» TASK TO CARRY OUT:
From the entries below, gather each line containing the word "Reproduce".

» MATERIAL FOR THIS TASK:
━━━━━━━━━━━━━━━━━━━━
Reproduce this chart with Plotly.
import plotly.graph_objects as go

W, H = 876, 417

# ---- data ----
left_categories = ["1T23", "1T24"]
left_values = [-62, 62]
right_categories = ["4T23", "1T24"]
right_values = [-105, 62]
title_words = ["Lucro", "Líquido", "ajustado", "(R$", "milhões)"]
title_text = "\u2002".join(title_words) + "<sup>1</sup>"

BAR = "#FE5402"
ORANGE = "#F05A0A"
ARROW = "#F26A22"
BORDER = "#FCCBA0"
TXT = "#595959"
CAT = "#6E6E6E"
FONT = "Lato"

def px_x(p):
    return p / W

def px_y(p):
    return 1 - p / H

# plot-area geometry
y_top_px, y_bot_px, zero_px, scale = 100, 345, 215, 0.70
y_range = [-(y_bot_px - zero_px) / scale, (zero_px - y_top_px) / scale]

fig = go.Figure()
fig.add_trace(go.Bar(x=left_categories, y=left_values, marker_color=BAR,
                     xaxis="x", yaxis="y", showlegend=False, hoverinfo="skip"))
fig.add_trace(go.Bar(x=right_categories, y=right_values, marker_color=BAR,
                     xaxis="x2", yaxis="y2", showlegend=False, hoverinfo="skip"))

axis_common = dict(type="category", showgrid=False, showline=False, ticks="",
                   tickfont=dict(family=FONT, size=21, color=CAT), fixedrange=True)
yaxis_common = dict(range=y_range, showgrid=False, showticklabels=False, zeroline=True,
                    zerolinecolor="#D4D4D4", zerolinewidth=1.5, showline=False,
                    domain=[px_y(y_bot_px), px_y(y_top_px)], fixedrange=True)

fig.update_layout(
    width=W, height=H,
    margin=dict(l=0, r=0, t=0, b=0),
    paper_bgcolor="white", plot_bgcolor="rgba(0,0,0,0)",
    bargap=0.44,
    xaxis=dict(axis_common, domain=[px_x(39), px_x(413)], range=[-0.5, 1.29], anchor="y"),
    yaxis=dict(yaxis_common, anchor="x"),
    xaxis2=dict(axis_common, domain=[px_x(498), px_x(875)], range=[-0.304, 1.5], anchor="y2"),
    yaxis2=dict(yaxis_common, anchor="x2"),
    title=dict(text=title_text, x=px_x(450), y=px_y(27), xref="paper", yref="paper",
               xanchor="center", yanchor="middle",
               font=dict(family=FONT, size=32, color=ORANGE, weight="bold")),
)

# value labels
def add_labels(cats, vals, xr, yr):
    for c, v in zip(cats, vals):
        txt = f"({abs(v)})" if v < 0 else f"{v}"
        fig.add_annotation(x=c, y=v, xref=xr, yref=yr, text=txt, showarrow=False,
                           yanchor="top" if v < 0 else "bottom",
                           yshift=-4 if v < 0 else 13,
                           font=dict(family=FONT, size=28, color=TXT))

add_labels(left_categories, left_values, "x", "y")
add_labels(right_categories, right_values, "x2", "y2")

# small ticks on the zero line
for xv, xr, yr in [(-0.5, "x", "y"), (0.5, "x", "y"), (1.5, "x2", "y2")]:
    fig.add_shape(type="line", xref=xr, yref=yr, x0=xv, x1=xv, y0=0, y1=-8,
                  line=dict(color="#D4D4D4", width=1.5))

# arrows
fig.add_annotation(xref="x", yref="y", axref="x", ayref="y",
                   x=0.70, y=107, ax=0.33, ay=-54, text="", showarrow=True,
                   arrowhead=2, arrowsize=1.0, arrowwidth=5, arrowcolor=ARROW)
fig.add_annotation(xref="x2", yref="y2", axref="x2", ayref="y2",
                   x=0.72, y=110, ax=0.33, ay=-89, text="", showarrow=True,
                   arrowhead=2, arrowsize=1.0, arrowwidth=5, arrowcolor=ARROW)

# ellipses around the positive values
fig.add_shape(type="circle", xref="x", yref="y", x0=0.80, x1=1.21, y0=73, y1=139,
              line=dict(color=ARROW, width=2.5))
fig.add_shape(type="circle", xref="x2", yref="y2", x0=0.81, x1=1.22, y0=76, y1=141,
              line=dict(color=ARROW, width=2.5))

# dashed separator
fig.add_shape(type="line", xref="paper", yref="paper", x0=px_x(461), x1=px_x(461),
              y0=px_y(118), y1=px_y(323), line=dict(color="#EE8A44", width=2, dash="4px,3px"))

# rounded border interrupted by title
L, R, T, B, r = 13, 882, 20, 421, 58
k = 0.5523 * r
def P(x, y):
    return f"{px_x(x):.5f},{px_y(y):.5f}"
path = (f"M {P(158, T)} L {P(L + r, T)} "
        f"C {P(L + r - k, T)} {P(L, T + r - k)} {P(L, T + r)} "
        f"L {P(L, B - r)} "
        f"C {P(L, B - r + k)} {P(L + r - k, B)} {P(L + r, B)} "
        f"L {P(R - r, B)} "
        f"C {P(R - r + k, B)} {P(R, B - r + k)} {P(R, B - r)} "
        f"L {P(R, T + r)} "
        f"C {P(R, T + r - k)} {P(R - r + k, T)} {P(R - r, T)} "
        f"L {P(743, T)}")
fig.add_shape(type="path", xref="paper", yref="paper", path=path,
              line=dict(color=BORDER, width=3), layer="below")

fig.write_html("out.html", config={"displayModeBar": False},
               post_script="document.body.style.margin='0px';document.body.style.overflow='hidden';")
━━━━━━━━━━━━━━━━━━━━
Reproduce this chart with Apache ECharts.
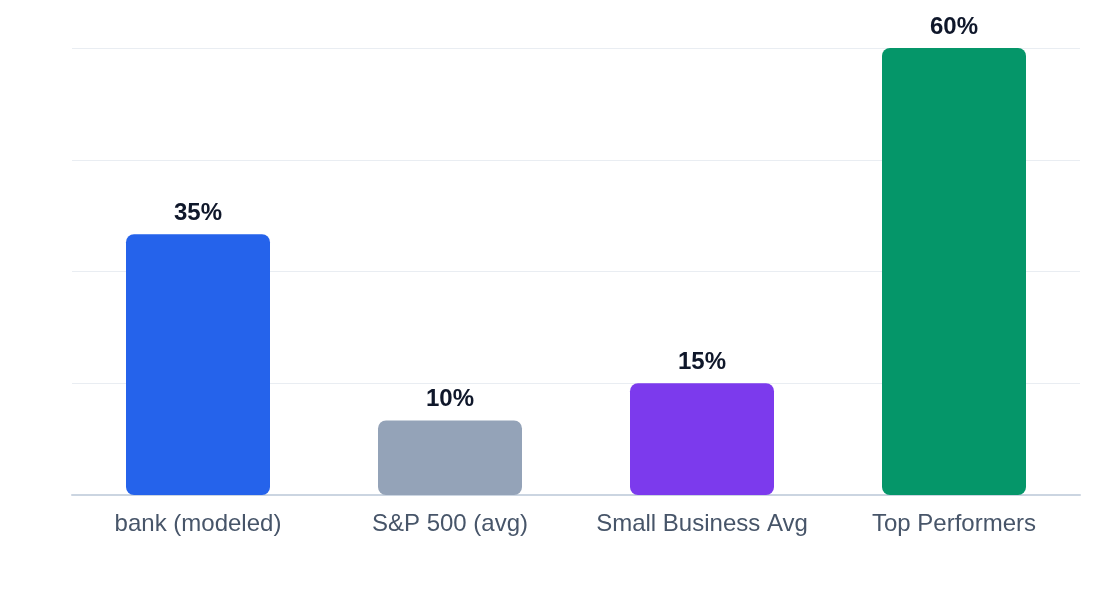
━━━━━━━━━━━━━━━━━━━━
» ANSWER TO THIS EXERCISE:
Reproduce this chart with Plotly.
Reproduce this chart with Apache ECharts.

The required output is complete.